A CORAGEM DE EXISTIR

O que dizer do Outono se não uma estação atrevida que chega muitas vezes sem ser convidado, apenas para estragar a festa do Verão que divertia a todos de maneira tão animada.

Há de se considerar a coragem da estação das folhas secas, que além de destruir a alegria quente da anterior, ainda prenuncia a chegada daquela que, faz exatamente ao contrário, trazendo certo pânico e medo, colocando todos para dentro de suas casas, de suas roupas, de seus gorros e cachecóis.

Até os pés ficam trancados dentro das meias, com medo de encarar a estação escura e pouco amigável.

Muitos acabam por ter medo do que virá, mas o Outono, na verdade, pouco se importa com isso, faz exatamente a sua função, chega fechando as portas, desligando o som e expulsando todos de seus divertimentos.

Ele não é como a Primavera, que é aquela menina doce e meiga, que chega de mansinho, esquentando não só o tempo como os corações, distribuindo flores e cores, demonstrando que veio para prenunciar algo de bonito e especial para o futuro, o Verão!

Na verdade, o Outono vê a Primavera com a inocência que ela carrega, sabendo ser somente dele a dura função de acabar com o calor, e de comunicar que daqui para frente tudo serão pétalas, só que caídas ao chão.

O mais notável é que ele não está nem aí. É a maturidade mais do que vivenciada, que já não se preocupa com a opinião alheia, pouco se importando se vai agradar ou não, apenas exercendo aquilo para o qual foi destinado.

O que se sabe com clareza é que ele tem a sua função, e é obrigado a exercê-la, não importa quem queira, ou ainda, se goste ou não, ele estará lá de qualquer maneira.

Olhando para trás e vendo o que ele alterou, ou para frente, o que ele pré-anuncia, não se sabe como pode manter tamanha distinção no executar de suas obras.

Há quem se arrisque a agradecer a sua chegada, mas não há quem sustente tal postura, quando as garoas finas e geladas que somente molham após a queda insistente de diversos pingos no mesmo lugar, acabam por barrear as ruas, estragando os sapatos e sujando os beirais das portas.

É quase impossível suportá-lo!

Quando ainda consegue contar com o privilégio da participação do Sol, há quem o considere um pouco mais simpático do que aparentemente deveria ser, podendo até mesmo ser reverenciado como portador de certo charme em particular.

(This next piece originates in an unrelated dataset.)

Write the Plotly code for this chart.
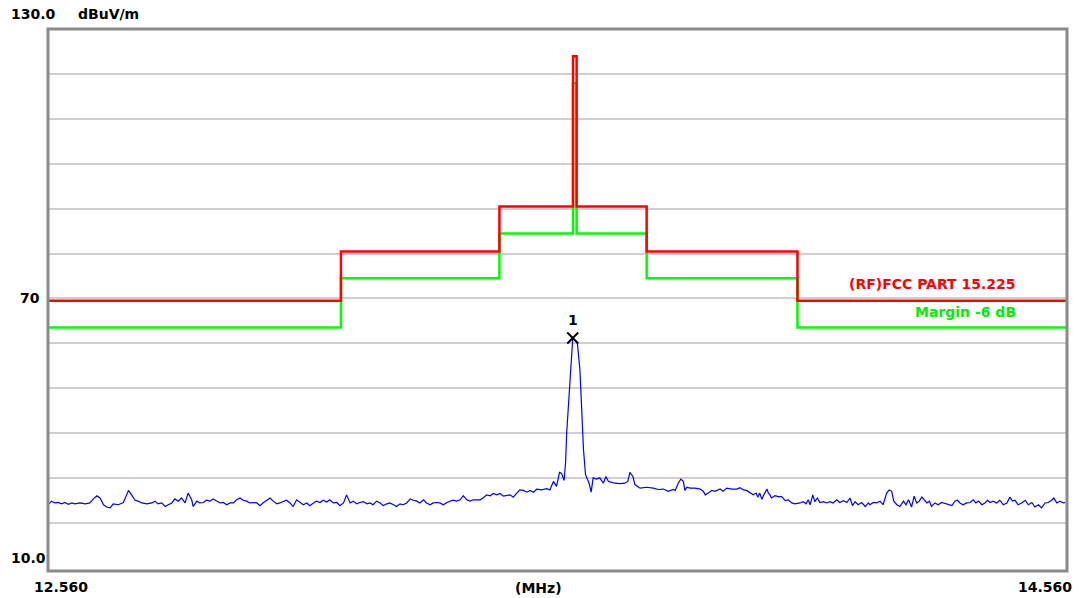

As quedas dos plátanos alaranjados contribuem com esse toque de encanto que ele garante possuir.

Dessa forma, chega até ser considerado como o bom mensageiro, abrindo as portas de forma agradável para o álgido que se apresentará premente.

Os mais pacientes e psicologicamente profundos conseguem perceber tais características, mas os mais superficiais tem nele o verdadeiro estraga-prazeres.

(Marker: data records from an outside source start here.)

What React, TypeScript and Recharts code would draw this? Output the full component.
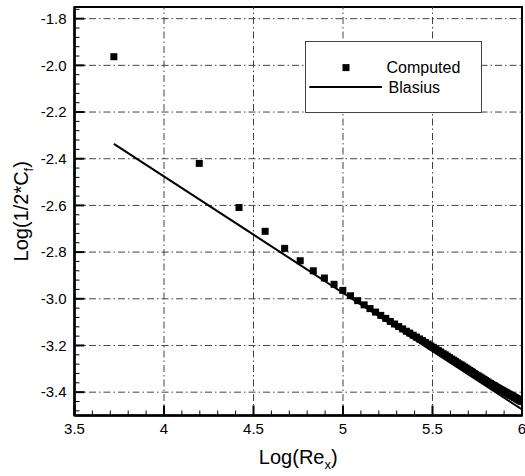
import React from "react"
import {
    ScatterChart, Scatter, XAxis, YAxis, ReferenceLine, ReferenceArea, Legend,
} from "recharts"

const FONT = "'Liberation Sans', Arial, Helvetica, sans-serif"

// skin friction along the plate: Log(Re_x) vs Log(1/2*Cf)
const computedX = [
    3.720, 4.197, 4.419, 4.565, 4.674, 4.761, 4.834, 4.896, 4.950, 4.999,
    5.042, 5.082, 5.118, 5.151, 5.182, 5.211, 5.239, 5.264, 5.288, 5.311,
    5.333, 5.354, 5.373, 5.392, 5.410, 5.428, 5.444, 5.460, 5.476, 5.491,
    5.505, 5.519, 5.533, 5.546, 5.559, 5.571, 5.583, 5.595, 5.607, 5.618,
    5.628, 5.639, 5.649, 5.660, 5.669, 5.679, 5.688, 5.698, 5.707, 5.716,
    5.724, 5.733, 5.741, 5.749, 5.757, 5.765, 5.773, 5.781, 5.788, 5.796,
    5.803, 5.810, 5.817, 5.824, 5.831, 5.837, 5.844, 5.850, 5.857, 5.863,
    5.869, 5.875, 5.881, 5.887, 5.893, 5.899, 5.905, 5.910, 5.916, 5.921,
    5.927, 5.932, 5.937, 5.943, 5.948, 5.953, 5.958, 5.963, 5.968, 5.973,
    5.978, 5.982, 5.987, 5.992, 5.996, 6.001,
]
const computedY = [
    -1.963, -2.420, -2.609, -2.711, -2.784, -2.837, -2.880, -2.911, -2.938, -2.964,
    -2.987, -3.008, -3.026, -3.042, -3.057, -3.071, -3.084, -3.097, -3.108, -3.119,
    -3.129, -3.139, -3.147, -3.156, -3.164, -3.172, -3.179, -3.187, -3.194, -3.202,
    -3.208, -3.215, -3.222, -3.228, -3.235, -3.240, -3.246, -3.252, -3.258, -3.263,
    -3.268, -3.274, -3.279, -3.283, -3.288, -3.293, -3.297, -3.302, -3.307, -3.311,
    -3.315, -3.320, -3.324, -3.328, -3.331, -3.335, -3.339, -3.343, -3.346, -3.350,
    -3.354, -3.357, -3.361, -3.363, -3.367, -3.370, -3.372, -3.375, -3.379, -3.381,
    -3.384, -3.387, -3.389, -3.392, -3.394, -3.397, -3.400, -3.401, -3.404, -3.407,
    -3.409, -3.411, -3.414, -3.415, -3.418, -3.420, -3.423, -3.424, -3.427, -3.429,
    -3.431, -3.433, -3.435, -3.437, -3.439, -3.441,
]
const blasiusX = [3.72, 6.0]
const blasiusY = [-2.336, -3.474]

const xMajor = [3.5, 4, 4.5, 5, 5.5, 6]
const yMajor = [-3.4, -3.2, -3.0, -2.8, -2.6, -2.4, -2.2, -2.0, -1.8]
const xGrid = [4, 4.5, 5, 5.5]

const computed = computedX.map((x, i) => ({ x, y: computedY[i] }))
const blasius = blasiusX.map((x, i) => ({ x, y: blasiusY[i] }))

// minor ticks: 0.1 on x, 0.04 on y
const xTicks: number[] = []
for (let i = 0; i <= 25; i++) xTicks.push(Math.round((3.5 + i * 0.1) * 10) / 10)
const yTicks: number[] = []
for (let i = 0; i <= 43; i++) yTicks.push(Math.round((-3.48 + i * 0.04) * 100) / 100)

const isMajor = (v: number, list: number[]) => list.some((m) => Math.abs(m - v) < 1e-6)

const XTick = ({ x, y, payload }: any) => {
    const v = payload.value
    const major = isMajor(v, xMajor)
    return (
        <g>
            <line x1={x} x2={x} y1={y} y2={y - (major ? 10 : 5)} stroke="#000" strokeWidth={major ? 2 : 1} />
            {major && (
                <text x={x} y={y + 18} textAnchor="middle" fontSize={15} fontFamily={FONT} fill="#000">
                    {String(v)}
                </text>
            )}
        </g>
    )
}

const YTick = ({ x, y, payload }: any) => {
    const v = payload.value
    const major = isMajor(v, yMajor)
    return (
        <g>
            <line x1={x} x2={x + (major ? 10 : 5)} y1={y} y2={y} stroke="#000" strokeWidth={major ? 2 : 1} />
            {major && (
                <text x={x - 8} y={y + 5.3} textAnchor="end" fontSize={15} fontFamily={FONT} fill="#000">
                    {v.toFixed(1)}
                </text>
            )}
        </g>
    )
}

const XTitle = ({ viewBox }: any) => {
    const cx = viewBox.x + viewBox.width / 2
    return (
        <text x={cx} y={463.5} textAnchor="middle" fontSize={20} fontFamily={FONT} fill="#000">
            Log(Re
            <tspan fontSize={13} dy={5}>x</tspan>
            <tspan dy={-5}>)</tspan>
        </text>
    )
}

const YTitle = ({ viewBox }: any) => {
    const cy = viewBox.y + viewBox.height / 2
    return (
        <text x={28} y={cy} transform={`rotate(-90, 28, ${cy})`} textAnchor="middle"
              fontSize={20} fontFamily={FONT} fill="#000">
            Log(1/2*C
            <tspan fontSize={13} dy={5}>f</tspan>
            <tspan dy={-5}>)</tspan>
        </text>
    )
}

const renderLegend = () => (
    <svg width={178} height={73} style={{ display: "block" }}>
        <rect x={0.5} y={0.5} width={176} height={71} fill="#fff" stroke="#444" />
        <rect x={37.5} y={23.1} width={7} height={7} fill="#000" />
        <text x={81.5} y={32} fontSize={16} fontFamily={FONT} fill="#000">Computed</text>
        <line x1={4.3} x2={77} y1={46} y2={46} stroke="#000" strokeWidth={2} />
        <text x={83.5} y={51.5} fontSize={16} fontFamily={FONT} fill="#000">Blasius</text>
    </svg>
)

const Square = ({ cx, cy }: any) => (
    <rect x={cx - 3.5} y={cy - 3.5} width={7} height={7} fill="#000" />
)

export default function App() {
    return (
        <div style={{ position: "absolute", left: 0, top: 0, background: "#fff" }}>
            <ScatterChart width={525} height={476} margin={{ top: 7, right: 3, bottom: 0, left: 0 }}>
                <XAxis
                    type="number" dataKey="x" domain={[3.5, 6]} allowDataOverflow
                    ticks={xTicks} interval={0} tick={<XTick />} tickLine={false}
                    tickSize={0} tickMargin={0} height={60.5}
                    axisLine={{ stroke: "#000", strokeWidth: 2.5 }}
                    label={XTitle}
                />
                <YAxis
                    type="number" dataKey="y" domain={[-3.5, -1.75]} allowDataOverflow
                    ticks={yTicks} interval={0} tick={<YTick />} tickLine={false}
                    tickSize={0} tickMargin={0} width={74.5}
                    axisLine={{ stroke: "#000", strokeWidth: 2.5 }}
                    label={YTitle}
                />
                {xGrid.map((v) => (
                    <ReferenceLine key={"gx" + v} x={v} stroke="#444" strokeDasharray="7 3 1.5 3" />
                ))}
                {yMajor.map((v) => (
                    <ReferenceLine key={"gy" + v} y={v} stroke="#444" strokeDasharray="7 3 1.5 3" />
                ))}
                <ReferenceArea x1={3.5} x2={6} y1={-3.5} y2={-1.75} fill="none" stroke="#000" strokeWidth={2} />
                <Legend
                    content={renderLegend} layout="horizontal" verticalAlign="middle" align="center"
                    wrapperStyle={{ left: 305, top: 41, width: 178, height: 73 }}
                />
                <Scatter name="Blasius" data={blasius} line={{ stroke: "#000", strokeWidth: 2 }}
                         shape={() => <g />} isAnimationActive={false} />
                <Scatter name="Computed" data={computed} shape={<Square />} isAnimationActive={false} />
            </ScatterChart>
        </div>
    )
}
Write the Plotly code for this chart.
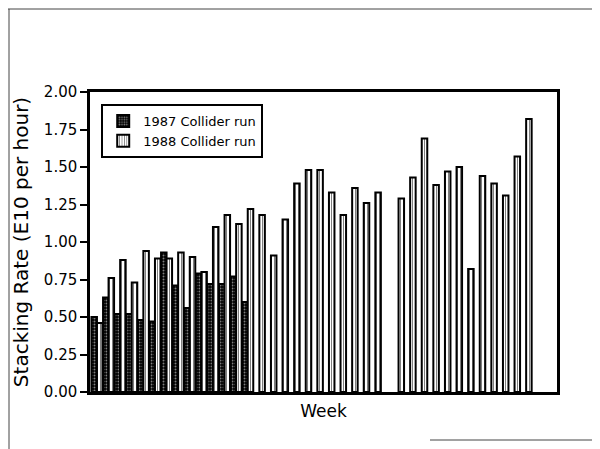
import plotly.graph_objects as go

weeks = list(range(1, 39))
run_1987 = [0.50, 0.63, 0.52, 0.52, 0.48, 0.47, 0.93, 0.71, 0.56, 0.79,
            0.72, 0.72, 0.77, 0.60] + [None] * 24
run_1988 = [0.46, 0.76, 0.88, 0.73, 0.94, 0.89, 0.89, 0.93, 0.90, 0.80,
            1.10, 1.18, 1.12, 1.22, 1.18, 0.91, 1.15, 1.39, 1.48, 1.48,
            1.33, 1.18, 1.36, 1.26, 1.33, None, 1.29, 1.43, 1.69, 1.38,
            1.47, 1.50, 0.82, 1.44, 1.39, 1.31, 1.57, 1.82]
y_ticks = [0, 0.25, 0.5, 0.75, 1.0, 1.25, 1.5, 1.75, 2.0]

font = "DejaVu Sans"

fig = go.Figure()
fig.add_trace(go.Bar(
  x=weeks, y=run_1987, name="1987 Collider run",
  marker=dict(color="black", line=dict(color="black", width=2),
              pattern=dict(shape=".", fgcolor="white", bgcolor="black", size=3, solidity=0.35))))
fig.add_trace(go.Bar(
  x=weeks, y=run_1988, name="1988 Collider run",
  marker=dict(color="white", line=dict(color="black", width=2),
              pattern=dict(shape="|", fgcolor="black", bgcolor="white", size=3, solidity=0.35))))

# scanned page edges (screen px -> paper)
def px(x): return (x - 90) / 467
def py(y): return (392 - y) / 300
page = [(0, 9, 600, 9), (9, 9, 9, 449), (430, 440, 600, 440)]
shapes = [dict(type="line", xref="paper", yref="paper", x0=px(a), y0=py(b), x1=px(c), y1=py(d),
               line=dict(color="#444", width=1)) for a, b, c, d in page]

# page body has an 8px margin, so margins are shifted to compensate
fig.update_layout(
  width=600, height=449,
  margin=dict(l=82, r=51, t=84, b=65, autoexpand=False),
  paper_bgcolor="white", plot_bgcolor="white",
  font=dict(family=font, color="black"),
  barmode="group", bargap=0.05, bargroupgap=0,
  showlegend=True,
  legend=dict(x=0.024, y=0.96, xanchor="left", yanchor="top",
              bordercolor="black", borderwidth=2, bgcolor="white",
              font=dict(size=13, family=font), itemwidth=30, tracegroupgap=0),
  shapes=shapes,
  xaxis=dict(range=[0.4, 40.66], showticklabels=False, ticks="", showgrid=False,
             zeroline=False, showline=True, linecolor="black", linewidth=2.5, mirror=True,
             automargin=False,
             title=dict(text="Week", font=dict(size=17, family=font), standoff=12)),
  yaxis=dict(range=[0, 2.0], tickvals=y_ticks, tickformat=".2f", ticks="outside",
             ticklen=7, tickwidth=1.5, tickcolor="black", showgrid=False, zeroline=False,
             showline=True, linecolor="black", linewidth=2.5, mirror=True, automargin=False,
             tickfont=dict(size=15, family=font),
             title=dict(text="Stacking Rate (E10 per hour)", font=dict(size=20, family=font), standoff=10)),
)

fig.write_html("out.html")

É o bedel da escola que não faz questão de ser simpático, e que querendo ou não, sabe-se que fechará os portões impreterivelmente às seis horas e cinquenta e nove minutos.

Ou ainda, aquele tio velho e chato que na festa de Natal, fica cutucando pelo braço a noite toda e cuspindo resto de alimentos enquanto conta com a boca cheia as piadas sujas que aprendeu naquele ano, mas que na verdade, ninguém tem coragem de não convidá-lo.

A ironia é que num determinado momento nem você, nem o tio e nem o bedel estarão mais lá, mas o Outono sim. Ele permanecerá, demonstrando que contra ele não se faz distinção e nem ofensa, ele é acima de tais detalhes, ele tem uma função e a exercerá.

Não importa como na verdade o encare, o que se sabe é que ele existe e é eterno.

Virando e mexendo, chegando ou saindo, ano após ano ele estará lá, às vezes mais quente, às vezes mais úmido e frio, mas exercendo de forma categórica aquilo que ele veio ser.

Para a alegria de alguns e tristezas de outros, a sua presença é inexorável, fechando as portas do passado e anunciando de maneira lúgubre e gélida o futuro, cabendo aos meros expectadores, reconhecer que, à sua maneira taciturna, ele consegue com objetivo e eficiência se comunicar de forma honesta e verdadeira, dando o recado do qual é mensageiro: O Inverno está chegando!